It is probably no surprise that Republican infighting scuttled a stopgap measure on Friday in the House of Representatives, designed to avert a government shutdown on September 30.
That is the deadline to approve new budget legislation to fund the United States government over the next fiscal year — which starts on Sunday.
But with a faction of hardline Republicans refusing to pass any sort of legislation without massive cuts to discretionary funding, the country is now staring at a possible shutdown of all federal functions deemed non-essential.
Even those considered essential won’t get fully paid, said Justin Begley, an economist at Moody’s Analytics, although they will receive their full salaries once the shutdown is over.
“We’ve reached this point because political partisanship seems to be elevated,” Begley explained.
While the US Congress decides what is essential and what isn’t — the line is typically drawn at safety — no government funds means no government spending.
That could leave hundreds of thousands of federal workers without pay, and millions of citizens without access to programmes like nutrition assistance.

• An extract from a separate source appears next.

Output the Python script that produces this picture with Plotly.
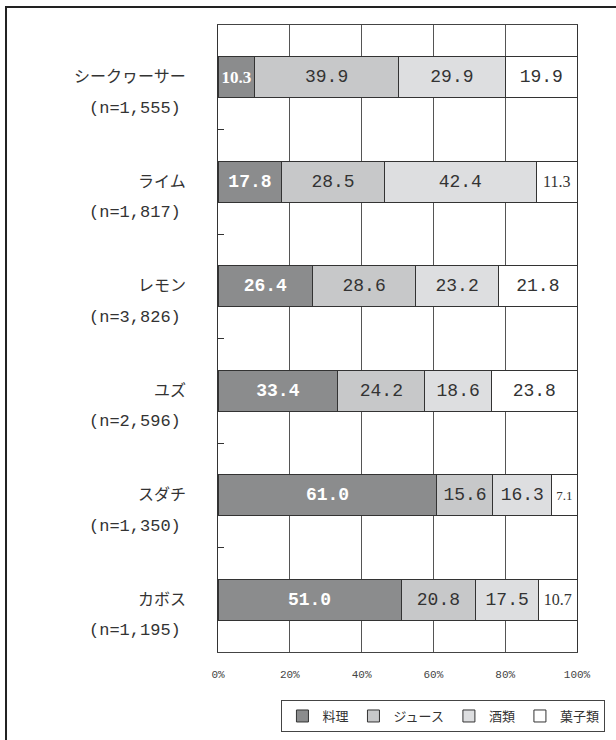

Depending on the length of the shutdown, the US economy overall could also worsen.
A two- to four-week shutdown is the most likely scenario, said Begley.
And while that would have some impact on the economy — economists differ over how bad the situation could get — there is also concern that the US’s credit rating could suffer, driving up interest rates for government loans.
Last month, Fitch Ratings downgraded US credit rating by one notch on the back of the debt ceiling crisis and political divisions. Earlier this week, Moody’s warned a shutdown would negatively affect the government’s credit: It currently lists the US as having a AAA rating, the highest possible.
Loss to the economy
Around a quarter of the US gross domestic product is government expenditure. If that spending were “severely dented”, Begley said it would have all kinds of knock-on effects on investments and consumption, affecting the economy as a whole.
For every week the shutdown persists, there could be potential losses of 0.1 to 0.2 percentage points of quarterly economic growth, according to Jared Bernstein, chairman of the White House Council of Economic Advisers.
Economists at Goldman Sachs, meanwhile, put that number down to 0.2 percentage points for each week of shutdown.
In case of a four-week shutdown, Moody’s predicts a 0.4 percentage point reduction in the GDP, but that figure is not certain as there’s a compounding effect, Begley said, which could drive that number higher.
The worst-case scenario is a full quarter shutdown. That could cause a 2 percentage point reduction in GDP growth, Moody’s estimates.
“Lost hours, wages, productivity from federal government workers … will drag down the GDP,” said Begley.
While economists expect some recovery once back pay comes in for government employees, there will be a permanent loss of hours and wages from the roughly five million government contractors, slightly half of whom are expected to be impacted by the shutdown.
A long shutdown also means fewer small business loans and fewer companies listed on the stock market. Indeed, Gary Gensler, the chair of the US Securities and Exchange Commission, urged companies that were ready to list to do so before the shutdown: If nonessential government services are frozen, the process of reviewing companies to go public on the stock market will slow to a crawl.
All of that is on top of a second month of low consumer confidence in September.
Then there’s another scenario. If the shutdown lasts the entire quarter and hits January 1, the government will be forced to make an automatic one-percent cut in discretionary spending, giving the hardline Republicans at least some of what they want.
What are the possible scenarios going forward?
At the moment, the options to avoid a shutdown are dwindling.
Each year, Congress must pass 12 appropriations bills to keep the government running — but that process is unlikely to be completed before time runs out.
In lieu of that, Congress could instead push through a stopgap measure — called a “continuing resolution” or CR — to temporarily fund the government while it continues work on the appropriations bills.
But hardline Republicans have rejected the prospect of a short-term fix.
“CRs have only made the American economy worse off,” one of those congresspeople, Andy Biggs, wrote on social media.
While Friday’s stopgap measure in the House of Representatives shot down in a vote of 198 to 232, House Democrats are pinning their hopes on a separate bipartisan stopgap that could potentially arrive from the Senate.
It is unclear, though, whether House Speaker Kevin McCarthy — the leading Republican in the lower chamber — would introduce the Senate’s bill on the House floor.
Far-right Republicans have threatened to revoke his speakership if he does.
“It is becoming increasingly clear that Republicans will bear the brunt of the blame for the shutdown, which may lower the partisan walls between McCarthy and his allies and the Democrats in the House and Senate,” said Begley.
However, it remains unclear whether the scrutiny on Republicans will translate into effective action.
“The added pressure means that a shorter two- to three-week shutdown is still possible, but heightened intraparty tensions increases the risk that the shutdown becomes a bit more lengthy,” he added.